Begin Data shown

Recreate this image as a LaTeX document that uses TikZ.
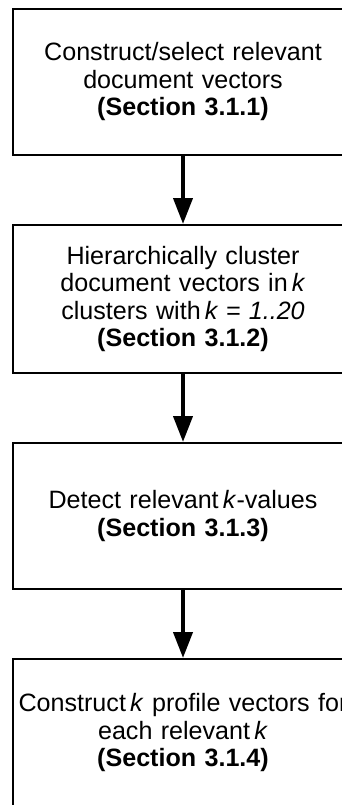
\documentclass[tikz,border=0pt]{standalone}
\usepackage{fontspec}
\setmainfont{Liberation Sans}
\usetikzlibrary{arrows.meta}
\begin{document}
\begin{tikzpicture}[x=1pt,y=-1pt,
  stepbox/.style={draw, line width=2pt, text width=340pt, inner xsep=0pt, inner ysep=0pt, align=center, font=\fontsize{25.1}{27.5}\selectfont, anchor=north},
  flow/.style={line width=4pt, -{Triangle[width=19pt,length=26pt]}}]
\useasboundingbox (0,0) rectangle (342,805);
\clip (0,0) rectangle (342,805);
\node[stepbox, minimum height=146pt] (b1) at (183,8) {Construct/select relevant\\document vectors\\\textbf{(Section 3.1.1)}};
\node[stepbox, minimum height=148pt] (b2) at (183,224) {Hierarchically cluster\\document vectors in\,\textit{k}\\clusters with\,\textit{k = 1..20}\\\textbf{(Section 3.1.2)}};
\node[stepbox, minimum height=146pt] (b3) at (183,442) {Detect relevant\,\textit{k}-values\\\textbf{(Section 3.1.3)}};
\node[stepbox, minimum height=148pt] (b4) at (183,658) {Construct\,\textit{k} profile vectors for\\each relevant\,\textit{k}\\\textbf{(Section 3.1.4)}};
\draw[flow] (b1) -- (b2);
\draw[flow] (b2) -- (b3);
\draw[flow] (b3) -- (b4);
\end{tikzpicture}
\end{document}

End Data shown

Exercise objective
Each line above is to be copied verbatim. Drop any image from the copy.

Output for this task
Recreate this image as a LaTeX document that uses TikZ.
\documentclass[tikz,border=0pt]{standalone}
\usepackage{fontspec}
\setmainfont{Liberation Sans}
\usetikzlibrary{arrows.meta}
\begin{document}
\begin{tikzpicture}[x=1pt,y=-1pt,
  stepbox/.style={draw, line width=2pt, text width=340pt, inner xsep=0pt, inner ysep=0pt, align=center, font=\fontsize{25.1}{27.5}\selectfont, anchor=north},
  flow/.style={line width=4pt, -{Triangle[width=19pt,length=26pt]}}]
\useasboundingbox (0,0) rectangle (342,805);
\clip (0,0) rectangle (342,805);
\node[stepbox, minimum height=146pt] (b1) at (183,8) {Construct/select relevant\\document vectors\\\textbf{(Section 3.1.1)}};
\node[stepbox, minimum height=148pt] (b2) at (183,224) {Hierarchically cluster\\document vectors in\,\textit{k}\\clusters with\,\textit{k = 1..20}\\\textbf{(Section 3.1.2)}};
\node[stepbox, minimum height=146pt] (b3) at (183,442) {Detect relevant\,\textit{k}-values\\\textbf{(Section 3.1.3)}};
\node[stepbox, minimum height=148pt] (b4) at (183,658) {Construct\,\textit{k} profile vectors for\\each relevant\,\textit{k}\\\textbf{(Section 3.1.4)}};
\draw[flow] (b1) -- (b2);
\draw[flow] (b2) -- (b3);
\draw[flow] (b3) -- (b4);
\end{tikzpicture}
\end{document}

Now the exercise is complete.